We will only be able to respond adequately to the continuing rapid pace of change in commerce and communications if we understand the basic principles of how people are influenced by publicity.
This was on page 16 of The Anatomy of Humbug and, upon reading that, I had a hunch the book would be good. "How people are influenced by publicity" is a great choice of words. It's naturally big so it's no surprise that the answer varies.
But that shouldn't be frustrating.
It should be liberating.
And that's the genius of The Anatomy of Humbug--it provides confidence and structure while at the same time requiring the practitioner to study their own situation and apply the right answer from a collection of approaches.
Paul Feldwick confirms several things in this book that I have long believed but couldn't articulate in a way that I liked.

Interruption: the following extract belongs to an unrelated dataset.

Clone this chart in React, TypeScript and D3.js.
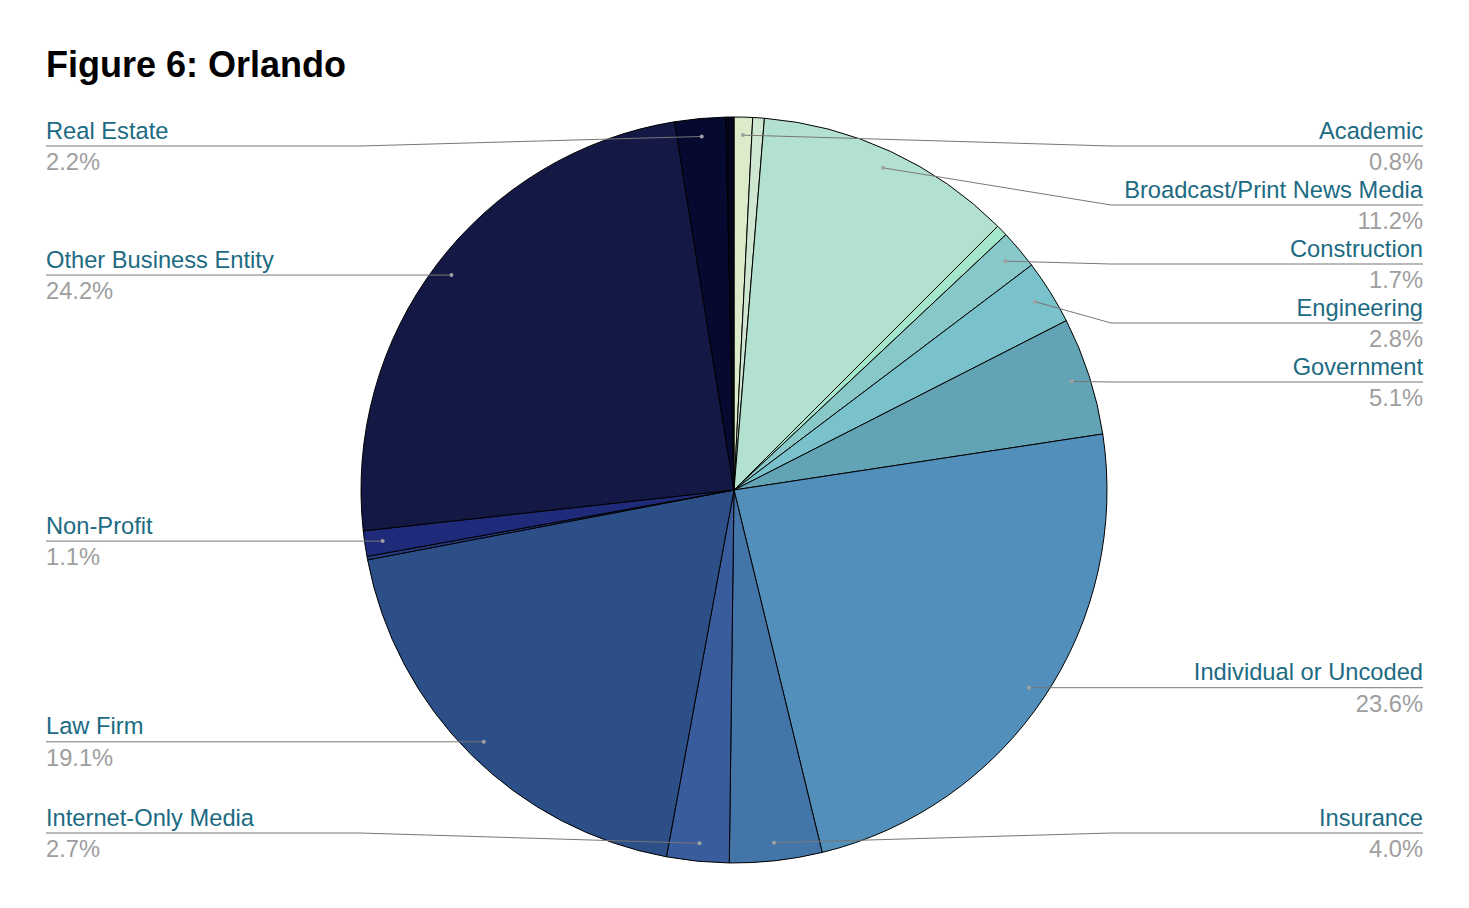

Such as how many advertising and marketing people have long-argued for the USP--but that's not always right. In fact, it's often wrong. Equally, others have argued for all emotion-based campaigns. But that's not always right either.
"Humbug" offers six ways to think about how advertising works:
- Advertising as Salesmanship: the first massively adopted way that advertising works dating back over 100 years, commonly condensed under a USP, and often the default definition from most marketers. (I think of Microsoft)
- Advertising as Seduction: more emotion-forward advertising, this works by providing associations to brands and products. (I think of Coke)
- Advertising as Salience: creating a distinctive and consistent mass marketing approach derived at making a brand famous and easily accessible in the mind. (I think of GEICO)
- Advertising as Social Connection: the acknowledgement that most communication is 'non verbal', that everything a brand does communicates, and that it's always 'on.' (I think of Red Bull)
- Advertising as Spin: re-framing reality--impute all-new meaning into the product benefit. (Feldwick cites Axe)
- Advertising as Showbiz: creating must see entertainment, like what P.T. Barnum did for his traveling shows. (Feldwick cites Volvo Trucks)
So which way is right?
All of them.
But not all of them, all of the time.
Throughout the history of advertising each of these approaches have been overstated, often by the practitioners who coined (and sold) them. But none of these theories on their own can claim that they are 'how advertising works' because it depends on the brand and what needs to be accomplished.
What is required is deep understanding of the business problems--and the true purpose of the brand at-hand--and then applying whichever type of advertising theory satisfies them best.
And it's often about choosing several of these.
Within the same brand there are times when an ad should be a salesperson. There are other times when it should seduce. As it does both, a campaign should have salience. And so on.
If everything is done well it creates business-driving advantages, hence the title of the book.
My favorite part:
"...rigging the odds in your favor."
Any brand can do this.
Every brand should do this.
And doing this takes deep study, lots of preparation and great creative thought.